The physicists made two photons of a preset polarization impinge successively on the rubidium atom. Their plan: that the two photons influence each other through the atom. To begin, the first photon irradiated the atom-resonator system and was reflected by it. The state of the atom changed depending on the polarization of the photon (graphic: Stephan Welte).
Then, the second photon was sent onto the atom. Its interaction with the atom had an influence on its polarization that depended on the state of the atom. Thus, the first photon can indirectly affect the state of the second.
Until this point, the relationship between the two photons was only one-sided. But ultimately, both particles should interact with each other. To enable this, the physicists first performed a measurement on the atom whose state had been influenced by the second photon. In order to be able to change the polarization state of the first photon conditioned on this measurement, the photon – moving at the speed of light – had to be temporarily stored. For this purpose, the researchers sent both reflected photons through a 1.2-kilometer-long optical fiber, which they passed through within six microseconds. After leaving the fiber, the polarization of the first photon was then suitably rotated, whereas the polarization of the second photon remained unchanged. Thus the second photon could also influence the first, although the two photons were never at the same place at the same time.

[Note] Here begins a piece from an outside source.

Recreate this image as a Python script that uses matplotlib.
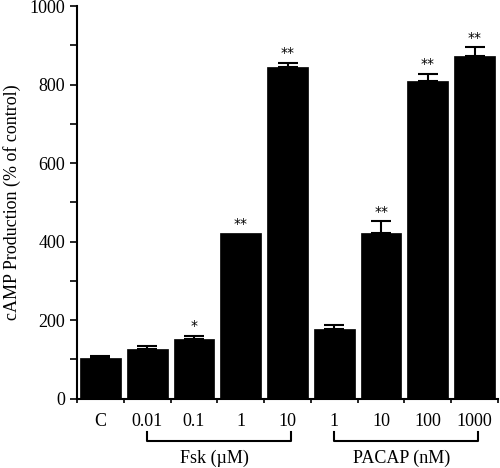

The physicists are particularly interested in situations where both photons are initially linearly polarized. Here, after the dual reflection, quantum mechanical entanglement occurs. The generation of entangled states of polarization means that the polarizations of the two photons are no longer independent from one another, and that only a common polarization state can be indicated. In this case, measurement of the polarization of the photons leads to correlated results, even if the particles are far apart. Thus, the physicists have achieved photon-photon interaction and created a so-called quantum logic gate.
A quantum logic gate is needed for the construction of a quantum computer. Such a gate performs operations on so-called quantum bits (qubits). Quantum bits can be stored in the polarization of photons, for example. In addition to “1”s and “0”s, qubits can be in all other possible superposition states. In a quantum computer, this would increase computing performance enormously in comparison to performance that is currently possible.
The quantum gate is still in its early stage. Light particles are often lost during reflection from the resonator system. However, the system has the potential to enable efficient, all-optical quantum information processing by linking many of these photon-photon gates together.